Не случайно в мире является общепринятой практика регулирования свободы вероисповедания и деятельности религиозных объединений специальным законодательством, отличающимся от законодательства об иных видах некоммерческих организаций, общественных объединений. Это отражает понимание и признание специфичности религиозной жизни. После распада СССР в России были сторонники идеи уравнять религиозные объединения со всеми другими общественными объединениями, в которые граждане объединяются на основе общности мировоззренческих, философских, политических, социальных, культурных интересов. Но, к счастью, этого не случилось. Законодатели России и многих других стран понимают, что принцип равенства перед законом не означает игнорирования особой сложности организации религиозной жизни, существования многочисленных запретов, предписаний, налагаемых религиозными канонами. По причине этой специфики верующий человек более уязвим, более раним, в том числе сталкиваясь с глумлением над святынями. Материалистическая онтология атеизма сама отрицает возможность существования сверхъестественных святынь и понятие греховности их поругания.
С учетом сказанного выше о понятии «оскорбление» можно сделать вывод, что ни материалист за слова «Бога нет», ни священник за утверждение о том, что атеисты будут гореть в аду, привлекаться к ответственности не должны. А вот если человек публично и цинично глумится над памятью, скажем Джордано Бруно или Бертрана Рассела, сознательно стремясь унизить атеистов, его возможно привлечь к ответственности. Хотя последняя ситуация мне представляется очень надуманной.
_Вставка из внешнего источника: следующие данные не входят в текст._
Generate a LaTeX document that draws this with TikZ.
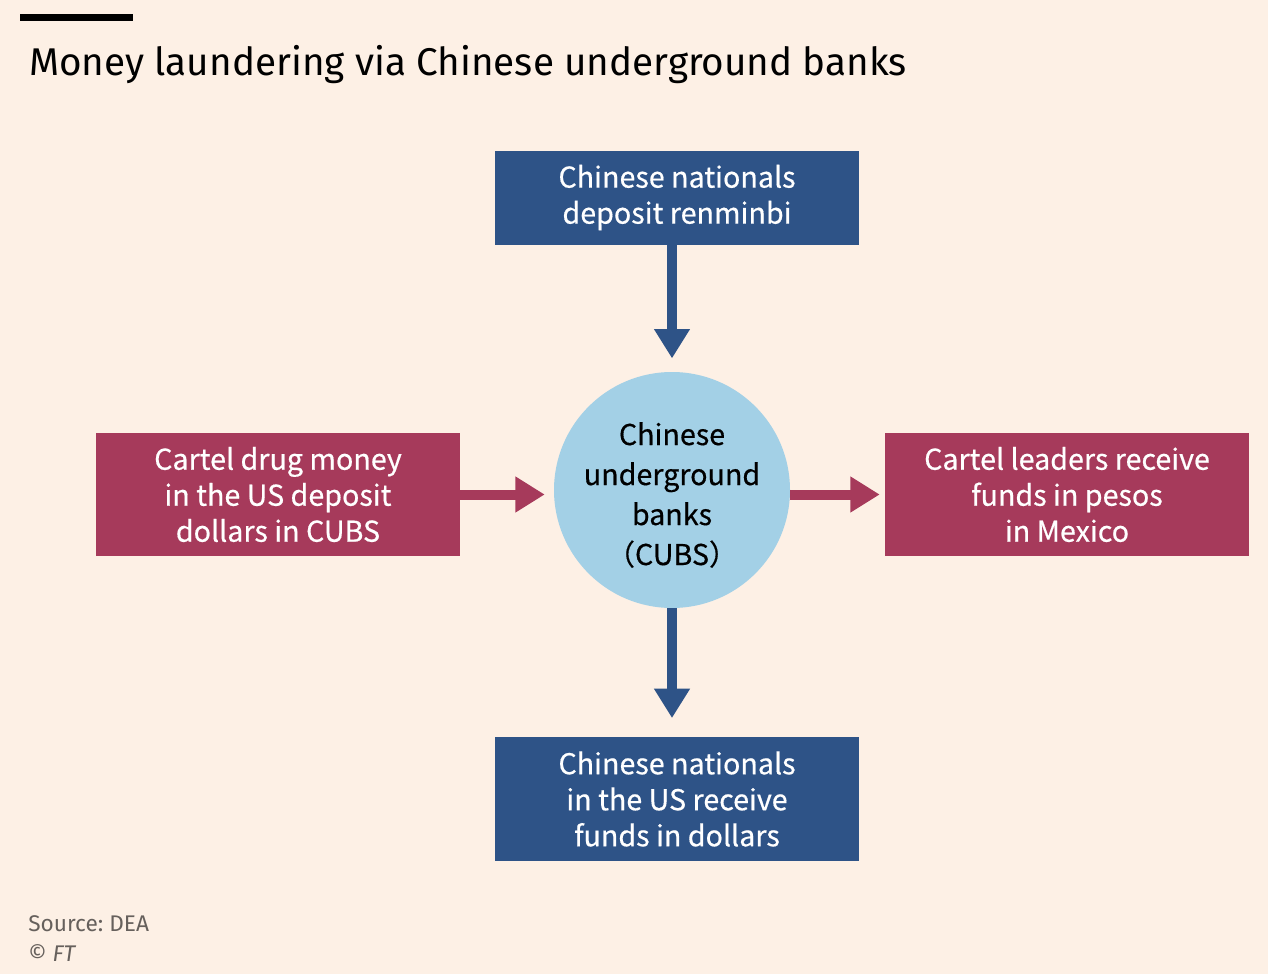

— В Уголовном кодексе есть также статья, предусматривающая наказание за вандализм, в том числе и против религиозных святынь. Может быть, стоит изменить ее, чтобы решить проблему?
— Отчасти ст. 214 УК РФ, устанавливающая ответственность за вандализм, то есть осквернение зданий или иных сооружений, порчу имущества на общественном транспорте или в иных общественных местах, может использоваться при квалификации преступлений против верующих и религиозных объединений. Но она предполагает нанесение определенного материального ущерба, даже термин «осквернение» в ней подразумевает обезображивание, например путем пачкания памятника красками, нанесения непристойных надписей. Известный «концерт в храме» и ему подобные выходки под эту статью не подведешь, а расширять ее формулировки — значит делать статью 214 слишком всеобъемлюще-неопределенной.
— Сейчас поправки в УК и КоАП об ужесточении наказания за оскорбление чувств верующих направлены в Правительство и Верховный суд на экспертизу. Какова вероятность того, что они получат положительное заключение и закон действительно будет принят до конца года, как пообещал глава думского комитета по делам общественных объединений и религиозных организаций Ярослав Нилов?
— Не берусь предсказывать, хотя, думая, это не лишено вероятности. Дело не в сроках, а в двух содержательных вопросах. Во-первых, я постарался показать, почему я считаю такие поправки в принципе необходимыми. Во-вторых, если законопроект будет принят с нынешними недостатками или «обогатится» новыми, вместо пользы его принятие пойдет во вред.